Overheard at a Diner


Two women were commiserating about their kids. Said one to the other: "There's not that much difference between teens and toddlers, other than age and vocabulary."





Multicultural Spokane


Film director Wayne Wang has helmed mainstream movies (Maid in Manhattan, Because of Winn-Dixie) and films about immigrants' experiences (The Joy Luck Club). Now through Nov. 9, he's in Spokane, to film a multicultural project called A Thousand Years of Good Prayers. It's about a Chinese man who comes to the States to comfort his daughter after her divorce, only to find himself romantically involved with an Iranian woman.


The New Trend


Baptists and Presbyterians should probably skip this next item.


The Episcopalians are going to be dancing in church on Friday night. And not just any dance, but the sensual, swaying rhythms of bossa nova -- the "new trend" that updates the sultriness index even of that jazzy, sybaritic musical form, Brazilian samba.


That's right, the nine members of Desafinado will blow their flutes, mute their trumpets and beat their drums to the tunes of Stan Getz, Sergio Mendes and Joao Gilberto inside St. John's Cathedral (12th Ave. and Grand Blvd.) as a benefit for Spokane's Interfaith Hospitality Network, which provides emergency shelter for homeless families. The hip-shimmying commences on Friday, Oct. 27, at 7 pm, and tickets are $10. Call 838-4277 or 325-SEAT.
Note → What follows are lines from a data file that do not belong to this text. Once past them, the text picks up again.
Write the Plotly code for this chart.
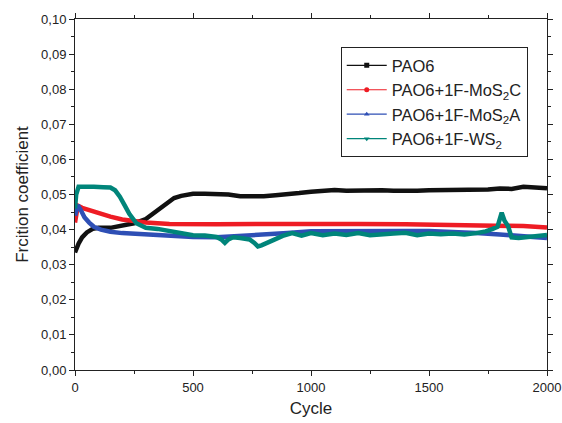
import plotly.graph_objects as go

# ---- data ----
pao6_x = [0, 5, 15, 30, 50, 75, 100, 150, 200, 250, 300, 330, 360, 390, 420, 450, 500, 550, 600, 650, 700, 750, 800, 850, 900, 950, 1000, 1050, 1100, 1150, 1200, 1250, 1300, 1350, 1400, 1450, 1500, 1550, 1600, 1650, 1700, 1750, 1800, 1850, 1900, 1950, 2000]
pao6_y = [0.0335, 0.0345, 0.036, 0.0378, 0.0392, 0.0402, 0.0405, 0.0405, 0.041, 0.0418, 0.043, 0.0445, 0.046, 0.0478, 0.049, 0.0496, 0.0502, 0.0502, 0.0502, 0.050, 0.0495, 0.0494, 0.0495, 0.0498, 0.050, 0.0504, 0.0508, 0.0512, 0.0513, 0.0511, 0.0512, 0.0511, 0.0512, 0.0511, 0.051, 0.0511, 0.0512, 0.0512, 0.0514, 0.0512, 0.0511, 0.0514, 0.0517, 0.0516, 0.0522, 0.0521, 0.0518]

mosc_x = [0, 5, 12, 30, 60, 100, 150, 200, 250, 300, 400, 500, 600, 800, 1000, 1200, 1400, 1600, 1800, 1900, 2000]
mosc_y = [0.042, 0.045, 0.0468, 0.0462, 0.0455, 0.0447, 0.0437, 0.0429, 0.0423, 0.042, 0.0416, 0.0415, 0.0415, 0.0416, 0.0417, 0.0416, 0.0415, 0.0414, 0.0412, 0.041, 0.0406]

mosa_x = [0, 5, 12, 25, 40, 60, 80, 110, 150, 200, 300, 400, 500, 600, 700, 800, 900, 1000, 1100, 1200, 1300, 1400, 1500, 1600, 1700, 1800, 1900, 2000]
mosa_y = [0.044, 0.046, 0.047, 0.0455, 0.0435, 0.042, 0.0408, 0.0400, 0.0394, 0.039, 0.0386, 0.0382, 0.0379, 0.0378, 0.0381, 0.0386, 0.039, 0.0395, 0.0396, 0.0396, 0.0397, 0.0396, 0.0396, 0.0394, 0.039, 0.0386, 0.0382, 0.0376]

ws2_x = [0, 5, 15, 40, 80, 120, 150, 170, 190, 210, 230, 260, 300, 350, 400, 450, 500, 550, 600, 620, 635, 650, 670, 700, 740, 760, 775, 790, 810, 840, 880, 920, 960, 1000, 1050, 1100, 1150, 1200, 1250, 1300, 1350, 1400, 1450, 1500, 1550, 1600, 1650, 1700, 1740, 1770, 1790, 1808, 1820, 1835, 1850, 1880, 1920, 1960, 2000]
ws2_y = [0.046, 0.050, 0.0522, 0.0523, 0.0522, 0.0521, 0.052, 0.0512, 0.0494, 0.047, 0.0445, 0.0418, 0.0405, 0.0402, 0.0396, 0.0392, 0.0384, 0.0383, 0.0379, 0.0372, 0.0362, 0.0372, 0.0378, 0.0376, 0.0372, 0.0362, 0.0352, 0.0355, 0.0362, 0.037, 0.0382, 0.039, 0.0383, 0.039, 0.0384, 0.0389, 0.0385, 0.039, 0.0384, 0.0388, 0.0389, 0.0391, 0.0384, 0.0389, 0.0387, 0.0389, 0.0386, 0.039, 0.0395, 0.0402, 0.0408, 0.0448, 0.0425, 0.041, 0.0378, 0.0376, 0.0378, 0.0383, 0.0385]

names = ["PAO6", "PAO6+1F-MoS<sub>2</sub>C", "PAO6+1F-MoS<sub>2</sub>A", "PAO6+1F-WS<sub>2</sub>"]
colors = ["#111111", "#ee1c24", "#2e4fb5", "#00857a"]
symbols = ["square", "circle", "triangle-up", "triangle-down"]

y_ticks = [0.0, 0.01, 0.02, 0.03, 0.04, 0.05, 0.06, 0.07, 0.08, 0.09, 0.10]
y_labels = ["0,00", "0,01", "0,02", "0,03", "0,04", "0,05", "0,06", "0,07", "0,08", "0,09", "0,10"]
x_ticks = [0, 500, 1000, 1500, 2000]

series = [(pao6_x, pao6_y), (mosc_x, mosc_y), (mosa_x, mosa_y), (ws2_x, ws2_y)]

fig = go.Figure()
for (xs, ys), c in zip(series, colors):
    fig.add_trace(go.Scatter(x=xs, y=ys, mode="lines", line=dict(color=c, width=4.5),
                             showlegend=False, hoverinfo="skip"))
# legend entries (thin line with small marker)
for n, c, s in zip(names, colors, symbols):
    fig.add_trace(go.Scatter(x=[None], y=[None], mode="lines+markers", name=n,
                             line=dict(color=c, width=1.2),
                             marker=dict(symbol=s, size=5, color=c)))

fig.update_layout(
    width=562, height=423,
    margin=dict(l=75, r=15, t=19, b=53),
    plot_bgcolor="white", paper_bgcolor="white",
    font=dict(family="Liberation Sans, Arial, sans-serif", color="#222222"),
    legend=dict(x=0.563, y=0.92, xanchor="left", yanchor="top",
                bordercolor="#222222", borderwidth=1, bgcolor="white",
                font=dict(size=16.5, color="#222222"), tracegroupgap=0,
                itemwidth=40),
    showlegend=True,
)
fig.update_xaxes(
    range=[0, 2000], tickvals=x_ticks, showgrid=False, zeroline=False, automargin=False,
    showline=True, linecolor="#222222", linewidth=1, mirror="allticks",
    ticks="outside", ticklen=5, tickcolor="#222222", tickfont=dict(size=13),
    minor=dict(dtick=250, ticks="outside", ticklen=3, tickcolor="#222222"),
    title=dict(text="Cycle", font=dict(size=17), standoff=8),
)
fig.update_yaxes(
    range=[0, 0.10], tickvals=y_ticks, ticktext=y_labels, showgrid=False, zeroline=False, automargin=False,
    showline=True, linecolor="#222222", linewidth=1, mirror="allticks",
    ticks="outside", ticklen=5, tickcolor="#222222", tickfont=dict(size=13),
    minor=dict(dtick=0.005, ticks="outside", ticklen=3, tickcolor="#222222"),
    title=dict(text="Frcition coefficient", font=dict(size=17), standoff=8),
)

# remove the page's default body margin and scrollbars so the figure fills the window
page_css = ("document.body.style.margin='0px';"
            "document.body.style.overflow='hidden';"
            "document.documentElement.style.overflow='hidden';")
fig.write_html("out.html", post_script=page_css, config={"displayModeBar": False})
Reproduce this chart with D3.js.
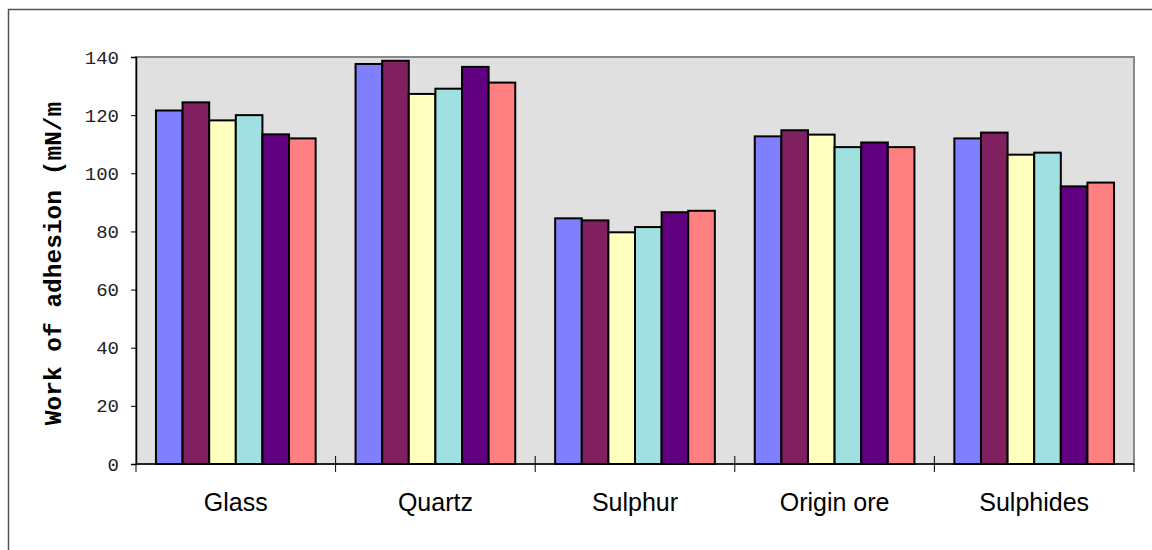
<!DOCTYPE html>
<html>
<head>
<meta charset="utf-8">
<script src="https://cdn.jsdelivr.net/npm/d3@7"></script>
<style>
  body { margin: 0; background: #fff; }
  .tick text { font-family: "Liberation Mono", monospace; }
</style>
</head>
<body>
<div id="chart"></div>
<script>
var categories = ["Glass", "Quartz", "Sulphur", "Origin ore", "Sulphides"];
var seriesNames = ["s1", "s2", "s3", "s4", "s5", "s6"];
var s1 = [121.6, 137.6, 84.5, 112.7, 112.0];
var s2 = [124.4, 138.7, 83.8, 114.8, 114.0];
var s3 = [118.2, 127.3, 79.7, 113.3, 106.4];
var s4 = [120.0, 129.1, 81.5, 109.0, 107.1];
var s5 = [113.4, 136.6, 86.6, 110.6, 95.5];
var s6 = [112.0, 131.2, 87.1, 109.0, 96.8];
var yTicks = [0, 20, 40, 60, 80, 100, 120, 140];
var colors = ["#8080ff", "#802060", "#ffffc0", "#a0e0e0", "#600080", "#ff8080"];

var allSeries = [s1, s2, s3, s4, s5, s6];

var margin = { top: 57, right: 18, bottom: 86, left: 136 };
var width = 1152 - margin.left - margin.right;
var height = 550 - margin.top - margin.bottom;

var svg = d3.select("#chart")
    .append("svg")
    .attr("width", 1152)
    .attr("height", 550);

// outer chart frame
svg.append("rect")
    .attr("x", 8.5).attr("y", 9.5)
    .attr("width", 1200).attr("height", 600)
    .attr("fill", "none")
    .attr("stroke", "#555")
    .attr("stroke-width", 1.5);

var g = svg.append("g")
    .attr("transform", "translate(" + margin.left + "," + margin.top + ")");

var x = d3.scaleBand().domain(categories).range([0, width]).padding(0);
var xInner = d3.scaleBand().domain(seriesNames)
    .range([x.bandwidth() * 0.1, x.bandwidth() * 0.9]);
var y = d3.scaleLinear().domain([0, 140]).range([height, 0]);

// plot area
g.append("rect")
    .attr("width", width).attr("height", height)
    .attr("fill", "#e0e0e0")
    .attr("stroke", "#888")
    .attr("stroke-width", 2);

// bars
var groups = g.selectAll(".grp")
    .data(categories)
    .enter().append("g")
    .attr("class", "grp")
    .attr("transform", function(d) { return "translate(" + x(d) + ",0)"; });

groups.selectAll("rect")
    .data(function(d, i) {
      return allSeries.map(function(s, j) { return { key: seriesNames[j], v: s[i], c: colors[j] }; });
    })
    .enter().append("rect")
    .attr("x", function(d) { return xInner(d.key); })
    .attr("width", xInner.bandwidth())
    .attr("y", function(d) { return y(d.v); })
    .attr("height", function(d) { return height - y(d.v); })
    .attr("fill", function(d) { return d.c; })
    .attr("stroke", "#000")
    .attr("stroke-width", 2);

// y axis
var yAxis = d3.axisLeft(y).tickValues(yTicks).tickSize(5).tickPadding(12);
var ya = g.append("g").call(yAxis);
ya.select(".domain").attr("stroke", "#000").attr("stroke-width", 1.5);
ya.selectAll(".tick text").attr("font-size", 19).attr("fill", "#222");

// x axis line and crossing ticks
g.append("line")
    .attr("x1", 0).attr("x2", width)
    .attr("y1", height).attr("y2", height)
    .attr("stroke", "#000").attr("stroke-width", 1.5);

var boundaries = d3.range(categories.length + 1);
g.selectAll(".xtick")
    .data(boundaries)
    .enter().append("line")
    .attr("x1", function(i) { return i * x.step(); })
    .attr("x2", function(i) { return i * x.step(); })
    .attr("y1", function(i) { return i === 0 || i === categories.length ? height : height - 8; })
    .attr("y2", height + 8)
    .attr("stroke", "#000");

g.selectAll(".xlabel")
    .data(categories)
    .enter().append("text")
    .attr("x", function(d) { return x(d) + x.bandwidth() / 2; })
    .attr("y", height + 47)
    .attr("text-anchor", "middle")
    .attr("font-family", "Liberation Sans, Arial, sans-serif")
    .attr("font-size", 25)
    .attr("fill", "#000")
    .text(function(d) { return d; });

// y title
svg.append("text")
    .attr("transform", "translate(61," + (margin.top + height / 2 + 3) + ") rotate(-90)")
    .attr("text-anchor", "middle")
    .attr("font-family", "Liberation Mono, Courier New, monospace")
    .attr("font-weight", "bold")
    .attr("font-size", 24.5)
    .attr("fill", "#000")
    .text("Work of adhesion (mN/m");
</script>
</body>
</html>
Only question is: If you join a samba line inside an Episcopalian cathedral, aren't there times when you should bow or genuflect or something?





Where Is Thy Sting?


The rumble of low voices in the second movement of Brahms' A German Requiem gave us shivers on Friday night, while the sweet melody of the soprano solo foreshadowed Mahler's Resurrection Symphony by about 50 years. With 100 voices and a full orchestra at his fingertips, Eckart Preu had a blast with the composer's meditations on mortality and eternity.





EnfRaud


Ex-Enron CEO Jeff Skilling -- so smooth, so ingratiating as he talks about his innocence. Surely 24 years is too much? Then again, asked after his sentencing about whether he feels any remorse, Skilling went on and on about his own hardships. And there's this item, one of Skilling's e-mails introduced as evidence at trial: "Blank you, you piece of blank. I can't wait to see you go down with the ship like all the other vermin. Smug, paranoid, unhappy blanker blanker. Eat blank."


What was that about the vocabulary of teens and toddlers? For still more fun with e-mails from all manner of Enron execs, visit enron.trampolinesystems.com.